Background: The association between postprandial blood pressure, falls and medications is controversial.
Objective: To investigate cardiovascular responses to meals in elderly people together with clinical associations and therapeutic issues.
Methods: A cross-sectional observational study of 179 semi-independent older people (age 83.2 +/- 7.0 years) in residential care facilities was undertaken. Data on the frequency of falls, medical and medication history and measurement of blood pressure before and after a breakfast meal, and then after standing and walking after the meal were documented.

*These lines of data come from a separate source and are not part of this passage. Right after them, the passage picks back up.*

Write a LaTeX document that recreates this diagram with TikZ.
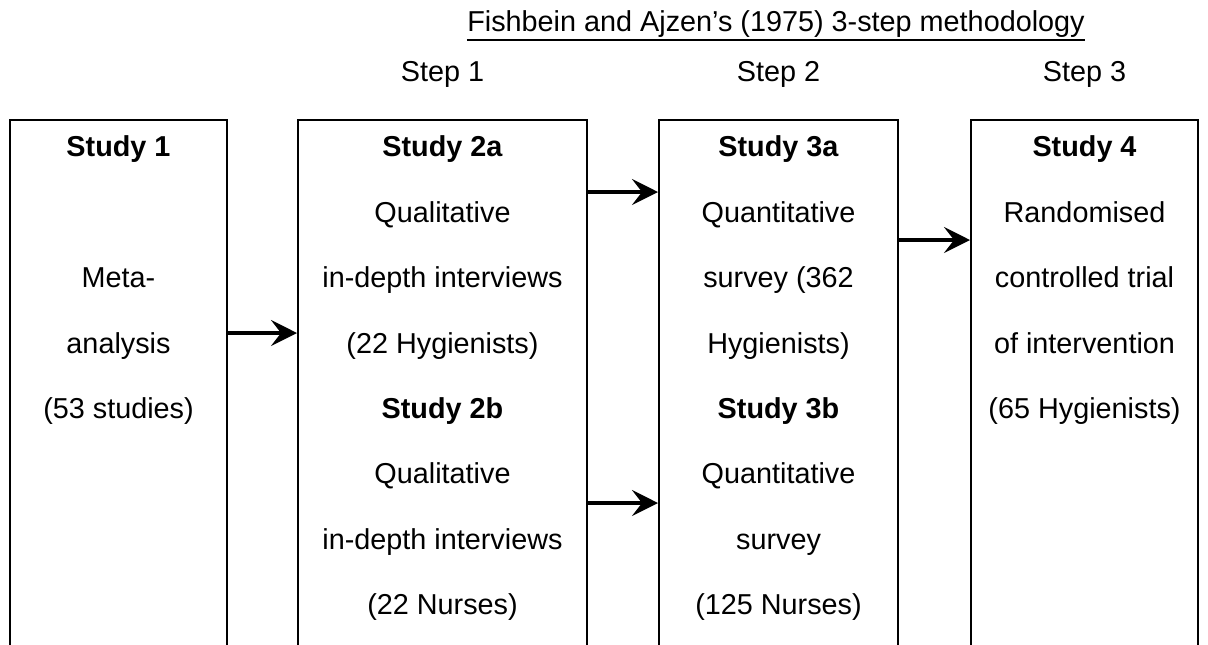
\documentclass[tikz,border=0pt]{standalone}
\usepackage{fontspec}
\setmainfont{Liberation Sans}
\usetikzlibrary{positioning, arrows.meta}

\begin{document}
\begin{tikzpicture}[x=0.5pt, y=-0.5pt, node distance=8.3pt,
    every node/.style={font=\fontsize{14.4}{32.7}\selectfont, inner sep=0pt},
    box/.style={draw, line width=1pt, minimum height=280pt, anchor=north},
    lines/.style={align=center, anchor=north},
    link/.style={-{Stealth[length=13pt, width=13pt, inset=5pt]}, line width=1.7pt},
]
\useasboundingbox (0,0) rectangle (1208,644);

% title
\node (title) [anchor=base] at (776,31) {Fishbein and Ajzen's (1975) 3-step methodology};
\draw[line width=1pt] ([yshift=-4.5pt]title.base west) -- ([yshift=-4.5pt]title.base east);

% boxes
\node (s1) [box, minimum width=108.5pt] at (118.5,119) {};
\node (s2) [box, minimum width=144.5pt] at (442.5,119) {};
\node (s3) [box, minimum width=119.5pt] at (778.5,119) {};
\node (s4) [box, minimum width=113.5pt] at (1084.5,119) {};

% step labels
\node (st1) [anchor=base] at (s2.north |- 0,81) {Step 1};
\node (st2) [anchor=base] at (s3.north |- 0,81) {Step 2};
\node (st3) [anchor=base] at (s4.north |- 0,81) {Step 3};

% box texts
\node (t1) [lines, below=of s1.north] {\textbf{Study 1}\\ ~\\ Meta-\\ analysis\\ (53 studies)};
\node (t2) [lines, below=of s2.north] {\textbf{Study 2a}\\ Qualitative\\ in-depth interviews\\ (22 Hygienists)\\
    \textbf{Study 2b}\\ Qualitative\\ in-depth interviews\\ (22 Nurses)};
\node (t3) [lines, below=of s3.north] {\textbf{Study 3a}\\ Quantitative\\ survey (362\\ Hygienists)\\
    \textbf{Study 3b}\\ Quantitative\\ survey\\ (125 Nurses)};
\node (t4) [lines, below=of s4.north] {\textbf{Study 4}\\ Randomised\\ controlled trial\\ of intervention\\ (65 Hygienists)};

% arrows
\coordinate (lvl1) at (0,333);
\coordinate (lvl2a) at (0,192);
\coordinate (lvl2b) at (0,503);
\coordinate (lvl3) at (0,240);
\draw[link] (s1.east |- lvl1) -- (s2.west |- lvl1);
\draw[link] (s2.east |- lvl2a) -- (s3.west |- lvl2a);
\draw[link] (s2.east |- lvl2b) -- (s3.west |- lvl2b);
\draw[link] (s3.east |- lvl3) -- (s4.west |- lvl3);
\end{tikzpicture}
\end{document}
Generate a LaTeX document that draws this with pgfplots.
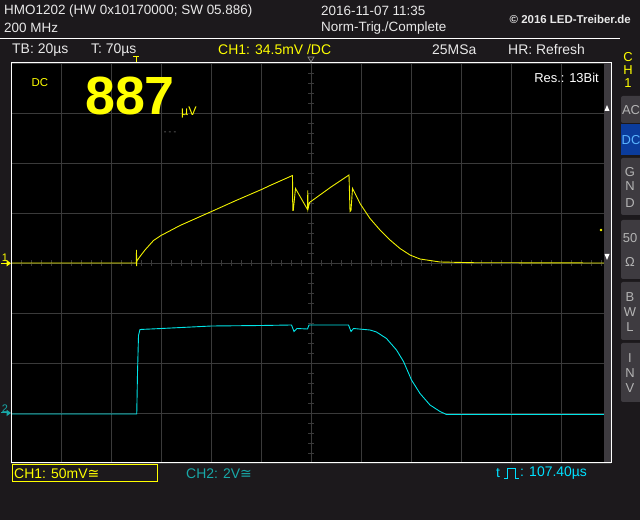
\documentclass[border=0pt]{standalone}
\usepackage{fontspec}
\setmainfont{Liberation Sans}
\newfontfamily\dejavu{DejaVu Sans}
\usepackage{pgfplots}
\pgfplotsset{compat=1.18}
\usepackage{pgfplotstable}

\definecolor{bgdark}{HTML}{1C191C}
\definecolor{gridgray}{HTML}{3A3A3A}
\definecolor{scopeyellow}{HTML}{FFFF00}
\definecolor{traceyellow}{HTML}{F2F200}
\definecolor{tracecyan}{HTML}{00E5E8}
\definecolor{ch2teal}{HTML}{18A8A8}
\definecolor{tcyan}{HTML}{00E0FF}
\definecolor{btngray}{HTML}{3E3B40}
\definecolor{btntext}{HTML}{B4B4B4}
\definecolor{btnblue}{HTML}{0B3C9C}
\definecolor{btnbluetext}{HTML}{5AB4FF}
\definecolor{hdrtext}{HTML}{E8E8E8}

% CH1 (yellow), x and y in divisions (20 us/div, 50 mV/div)
\pgfplotstableread{
x y
0 0
2.505 0
2.510 0.26
2.513 -0.06
2.517 0.04
2.58 0.13
2.68 0.26
2.85 0.45
3.00 0.55
3.38 0.75
4.01 1.03
4.50 1.25
5.01 1.47
5.18 1.55
5.63 1.75
5.635 1.05
5.645 1.05
5.69 1.49
5.93 1.07
5.935 1.45
5.94 1.08
5.97 1.21
6.40 1.52
6.76 1.76
6.78 1.03
6.80 1.05
6.83 1.49
6.98 1.19
7.18 0.89
7.38 0.66
7.58 0.46
7.78 0.29
7.98 0.16
8.18 0.08
8.38 0.05
8.58 0.02
9.24 0.006
11.86 0
}\chone

% CH2 (cyan), offset -3 div (2 V/div)
\pgfplotstableread{
x y
0 -3.02
2.515 -3.02
2.53 -2.2
2.55 -1.45
2.58 -1.33
3.01 -1.31
4.01 -1.26
5.01 -1.25
5.61 -1.24
5.66 -1.37
5.72 -1.31
5.93 -1.32
5.96 -1.24
6.75 -1.24
6.80 -1.37
6.85 -1.31
7.18 -1.34
7.31 -1.38
7.51 -1.51
7.71 -1.74
7.85 -1.97
8.01 -2.34
8.18 -2.61
8.38 -2.84
8.58 -2.97
8.71 -3.03
11.86 -3.03
}\chtwo

\newcommand\hdr{\fontsize{13.5}{16}\selectfont}
\newcommand\rowf{\fontsize{14}{16}\selectfont}
\newcommand\btnf{\fontsize{13}{15}\selectfont}

\begin{document}
\begin{tikzpicture}[x=1bp,y=1bp]
\fill[bgdark] (0,0) rectangle (640,520);
\fill[black] (11,57) rectangle (611,457);
% centre graticule ticks
\foreach \k in {1,...,39} \draw[gridgray, line width=0.8] (308,{57+10*\k}) -- (314,{57+10*\k});
\foreach \k in {1,...,59} \draw[gridgray, line width=0.8] ({11+10*\k},254) -- ({11+10*\k},260);

\begin{axis}[
  at={(11bp,57bp)}, anchor=south west, scale only axis,
  width=600bp, height=400bp,
  xmin=0, xmax=12, ymin=-4, ymax=4,
  xtick={0,...,12}, ytick={-4,...,4},
  xticklabels={}, yticklabels={},
  major tick length=0pt,
  grid=major, major grid style={gridgray, line width=0.8pt},
  axis line style={white, line width=1pt},
]
\addplot[traceyellow, line width=0.9pt] table {\chone};
\addplot[tracecyan, line width=0.9pt] table {\chtwo};
\end{axis}

% scrollbar strip and frame
\fill[btngray] (604,57) rectangle (610.5,457);
\fill[white] (604.5,409) -- (609.5,409) -- (607,415) -- cycle;
\fill[white] (604.5,266) -- (609.5,266) -- (607,260) -- cycle;
\draw[white, line width=1pt] (11,57) rectangle (611,457);
\fill[scopeyellow] (601,290) circle (1.3);

% header
\draw[white, line width=1pt] (0,481) -- (620,481);
\node[anchor=west, text=hdrtext, inner sep=0] at (4,509) {\hdr HMO1202 (HW 0x10170000; SW 05.886)};
\node[anchor=west, text=hdrtext, inner sep=0] at (4,492) {\hdr 200 MHz};
\node[anchor=west, text=hdrtext, inner sep=0] at (321,509) {\hdr 2016-11-07 11:35};
\node[anchor=west, text=hdrtext, inner sep=0] at (321,492) {\hdr Norm-Trig./Complete};
\node[anchor=east, text=hdrtext, inner sep=0] at (631,501) {\fontsize{11.5}{13}\selectfont\bfseries © 2016 LED-Treiber.de};

% second row
\node[anchor=west, text=hdrtext, inner sep=0] at (12,470) {\rowf TB: 20µs};
\node[anchor=west, text=hdrtext, inner sep=0] at (91,470) {\rowf T: 70µs};
\node[anchor=west, text=scopeyellow, inner sep=0] at (218,470) {\rowf CH1: 34.5mV /DC};
\node[anchor=west, text=hdrtext, inner sep=0] at (432,470) {\rowf 25MSa};
\node[anchor=west, text=hdrtext, inner sep=0] at (508,470) {\rowf HR: Refresh};

% top markers
\draw[scopeyellow, line width=1] (133,463) -- (139,463) (136,463) -- (136,458);
\draw[gray, line width=0.8] (308,463) -- (314,463) -- (311,458) -- cycle;

% in-screen texts
\node[text=scopeyellow, inner sep=0] at (40,437) {\fontsize{11.5}{13}\selectfont DC};
\node[text=scopeyellow, inner sep=0, text depth=0pt, anchor=base] at (130,405) {\fontsize{54}{58}\selectfont\bfseries 887};
\node[text=scopeyellow, inner sep=0, anchor=base west] at (181,404) {\fontsize{12.5}{14}\selectfont µV};
\node[text=gray, inner sep=0] at (170,387) {\fontsize{8}{9}\selectfont - - -};
\node[text=white, inner sep=0, anchor=east] at (599,442) {\fontsize{13}{15}\selectfont Res.: 13Bit};

% channel markers
\node[text=scopeyellow, inner sep=0] at (5,262.5) {\fontsize{11}{13}\selectfont 1};
\fill[scopeyellow] (1,256.2) rectangle (7,257.2);
\fill[scopeyellow] (6.5,253.5) -- (11,256.7) -- (6.5,260) -- cycle;
\node[text=ch2teal, inner sep=0] at (5,111) {\fontsize{11}{13}\selectfont 2};
\fill[ch2teal] (1,106.5) rectangle (7,107.5);
\fill[ch2teal] (6.5,103.8) -- (11,107) -- (6.5,110.3) -- cycle;

% right panel
\node[text=scopeyellow, inner sep=0] at (628,463) {\btnf C};
\node[text=scopeyellow, inner sep=0] at (628,450) {\btnf H};
\node[text=scopeyellow, inner sep=0] at (628,437) {\btnf 1};
\fill[btngray, rounded corners=2] (621,397) rectangle (645,424);
\node[text=btntext, inner sep=0] at (631,410) {\btnf AC};
\fill[btnblue] (621,365) rectangle (645,396);
\node[text=btnbluetext, inner sep=0] at (631,380) {\btnf DC};
\fill[btngray, rounded corners=2] (621,305) rectangle (645,362);
\node[text=btntext, inner sep=0] at (630,348) {\btnf G};
\node[text=btntext, inner sep=0] at (630,334) {\btnf N};
\node[text=btntext, inner sep=0] at (630,317) {\btnf D};
\fill[btngray, rounded corners=2] (621,241) rectangle (645,300);
\node[text=btntext, inner sep=0] at (630,282) {\btnf 50};
\node[text=btntext, inner sep=0] at (630,258) {\btnf Ω};
\fill[btngray, rounded corners=2] (621,180) rectangle (645,238);
\node[text=btntext, inner sep=0] at (630,223) {\btnf B};
\node[text=btntext, inner sep=0] at (630,208) {\btnf W};
\node[text=btntext, inner sep=0] at (630,193) {\btnf L};
\fill[btngray, rounded corners=2] (621,118) rectangle (645,177);
\node[text=btntext, inner sep=0] at (630,162) {\btnf I};
\node[text=btntext, inner sep=0] at (630,147) {\btnf N};
\node[text=btntext, inner sep=0] at (630,132) {\btnf V};

% bottom status line
\draw[scopeyellow, line width=1] (12.5,38.5) rectangle (157,55);
\node[anchor=west, text=scopeyellow, inner sep=0] at (14,46.5) {\rowf CH1: 50mV{\dejavu ≅}};
\node[anchor=west, text=ch2teal, inner sep=0] at (186,46.5) {\rowf CH2: 2V{\dejavu ≅}};
\node[anchor=west, text=tcyan, inner sep=0] at (496,46.5) {\rowf t};
\draw[tcyan, line width=1] (504,41) -- (507.5,41) -- (507.5,51) -- (515.5,51) -- (515.5,41) -- (519,41);
\node[anchor=west, text=tcyan, inner sep=0] at (520,46.5) {\rowf : 107.40µs};

\pgfresetboundingbox
\path[use as bounding box] (0,0) rectangle (640,520);
\end{tikzpicture}
\end{document}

Results: Postprandial hypotension (>/=20 mm Hg fall in systolic blood pressure (SBP)) and low absolute SBP (</=115 mm Hg) were common after meals and exacerbated by standing. Risk factors for low postprandial SBP included use of selective serotonin reuptake inhibitors (OR = 4.3, CI 1.4-13.1, p = 0.006), antipsychotic medications (OR = 5.2, CI 1.4-19.2, p = 0.007) and a history of smoking (OR = 4.7, CI 1.5-14.9, p = 0.005). Antihypertensive therapy ameliorated the postprandial decline in blood pressure. The incidence of falls was increased only in the 10% of subjects with low postprandial SBP.
Conclusions: Significant adverse cardiovascular change is common after meals in older people and a postprandial SBP of <115 mm Hg was associated with a history of falls. Selective serotonin reuptake inhibitors and antipsychotic medications were associated with low postprandial SBP, which may provide a mechanism for their association with falls. Hypertension was positively and antihypertensive therapy negatively associated with postprandial hypotension.